> [STATED TASK]: Only the lines from the line with "Rebuild this diagram" through the line with "text=black!75, inner sep=0pt]" should be copied, exactly as they appear, with both ends kept.

> [MATERIAL SHOWN]:
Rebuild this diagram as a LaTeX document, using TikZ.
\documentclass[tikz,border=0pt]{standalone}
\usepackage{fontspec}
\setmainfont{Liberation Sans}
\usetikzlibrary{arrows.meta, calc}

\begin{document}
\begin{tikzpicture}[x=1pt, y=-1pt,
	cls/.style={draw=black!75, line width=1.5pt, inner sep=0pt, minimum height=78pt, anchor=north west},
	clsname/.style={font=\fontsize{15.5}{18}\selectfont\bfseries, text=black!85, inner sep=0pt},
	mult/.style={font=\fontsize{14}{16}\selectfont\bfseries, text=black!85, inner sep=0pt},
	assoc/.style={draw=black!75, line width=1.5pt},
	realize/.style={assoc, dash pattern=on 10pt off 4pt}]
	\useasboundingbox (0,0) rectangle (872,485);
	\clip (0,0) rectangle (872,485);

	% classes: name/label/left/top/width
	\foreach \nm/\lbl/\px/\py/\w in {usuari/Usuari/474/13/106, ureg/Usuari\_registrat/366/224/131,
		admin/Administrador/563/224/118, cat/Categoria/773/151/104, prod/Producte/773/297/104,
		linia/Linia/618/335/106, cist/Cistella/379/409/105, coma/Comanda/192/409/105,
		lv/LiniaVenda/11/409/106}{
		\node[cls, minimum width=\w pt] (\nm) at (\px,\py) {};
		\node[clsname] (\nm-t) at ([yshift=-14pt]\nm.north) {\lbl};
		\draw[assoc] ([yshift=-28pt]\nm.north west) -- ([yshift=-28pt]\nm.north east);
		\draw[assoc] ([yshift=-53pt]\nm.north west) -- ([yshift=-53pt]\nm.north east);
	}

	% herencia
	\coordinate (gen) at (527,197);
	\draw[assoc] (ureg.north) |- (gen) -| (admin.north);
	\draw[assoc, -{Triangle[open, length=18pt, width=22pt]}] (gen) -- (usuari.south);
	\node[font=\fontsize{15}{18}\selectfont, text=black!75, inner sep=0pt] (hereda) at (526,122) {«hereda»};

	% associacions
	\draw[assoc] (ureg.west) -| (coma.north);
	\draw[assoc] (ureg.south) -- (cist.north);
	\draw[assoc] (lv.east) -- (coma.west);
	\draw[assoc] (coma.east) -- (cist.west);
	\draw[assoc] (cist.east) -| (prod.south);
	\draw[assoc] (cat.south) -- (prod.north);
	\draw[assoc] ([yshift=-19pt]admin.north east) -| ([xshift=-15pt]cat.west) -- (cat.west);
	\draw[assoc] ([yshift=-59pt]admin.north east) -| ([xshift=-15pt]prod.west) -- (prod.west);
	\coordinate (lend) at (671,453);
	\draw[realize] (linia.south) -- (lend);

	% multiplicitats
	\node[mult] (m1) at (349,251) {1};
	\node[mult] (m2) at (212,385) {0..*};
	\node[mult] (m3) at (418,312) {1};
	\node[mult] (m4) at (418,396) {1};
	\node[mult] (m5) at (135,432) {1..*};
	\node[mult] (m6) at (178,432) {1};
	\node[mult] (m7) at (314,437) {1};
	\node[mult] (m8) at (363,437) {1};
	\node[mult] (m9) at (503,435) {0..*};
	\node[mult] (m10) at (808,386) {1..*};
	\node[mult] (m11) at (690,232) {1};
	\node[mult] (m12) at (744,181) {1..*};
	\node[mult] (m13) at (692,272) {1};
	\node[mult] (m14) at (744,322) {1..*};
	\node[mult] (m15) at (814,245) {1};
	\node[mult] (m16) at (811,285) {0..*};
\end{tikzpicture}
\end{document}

---

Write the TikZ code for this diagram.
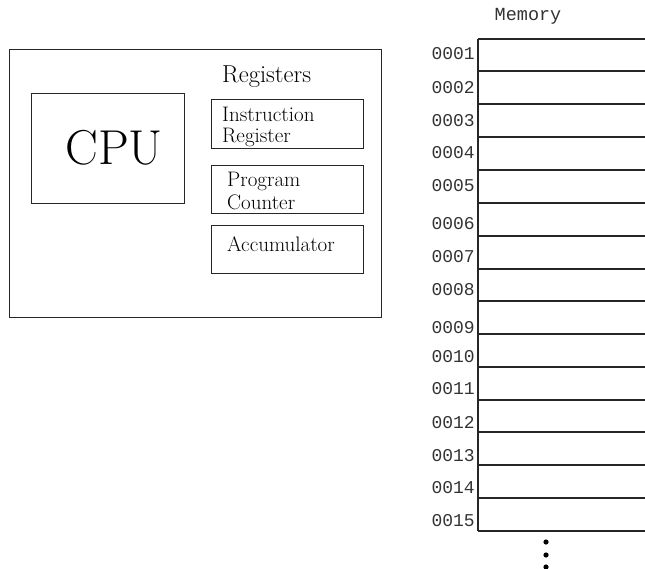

> [EXERCISE SOLUTION]:
Rebuild this diagram as a LaTeX document, using TikZ.
\documentclass[tikz,border=0pt]{standalone}
\usepackage{fontspec}
\setmainfont{Liberation Sans}
\usetikzlibrary{arrows.meta, calc}

\begin{document}
\begin{tikzpicture}[x=1pt, y=-1pt,
	cls/.style={draw=black!75, line width=1.5pt, inner sep=0pt, minimum height=78pt, anchor=north west},
	clsname/.style={font=\fontsize{15.5}{18}\selectfont\bfseries, text=black!85, inner sep=0pt},
	mult/.style={font=\fontsize{14}{16}\selectfont\bfseries, text=black!85, inner sep=0pt},
	assoc/.style={draw=black!75, line width=1.5pt},
	realize/.style={assoc, dash pattern=on 10pt off 4pt}]
	\useasboundingbox (0,0) rectangle (872,485);
	\clip (0,0) rectangle (872,485);

	% classes: name/label/left/top/width
	\foreach \nm/\lbl/\px/\py/\w in {usuari/Usuari/474/13/106, ureg/Usuari\_registrat/366/224/131,
		admin/Administrador/563/224/118, cat/Categoria/773/151/104, prod/Producte/773/297/104,
		linia/Linia/618/335/106, cist/Cistella/379/409/105, coma/Comanda/192/409/105,
		lv/LiniaVenda/11/409/106}{
		\node[cls, minimum width=\w pt] (\nm) at (\px,\py) {};
		\node[clsname] (\nm-t) at ([yshift=-14pt]\nm.north) {\lbl};
		\draw[assoc] ([yshift=-28pt]\nm.north west) -- ([yshift=-28pt]\nm.north east);
		\draw[assoc] ([yshift=-53pt]\nm.north west) -- ([yshift=-53pt]\nm.north east);
	}

	% herencia
	\coordinate (gen) at (527,197);
	\draw[assoc] (ureg.north) |- (gen) -| (admin.north);
	\draw[assoc, -{Triangle[open, length=18pt, width=22pt]}] (gen) -- (usuari.south);
	\node[font=\fontsize{15}{18}\selectfont, text=black!75, inner sep=0pt] (hereda) at (526,122) {«hereda»};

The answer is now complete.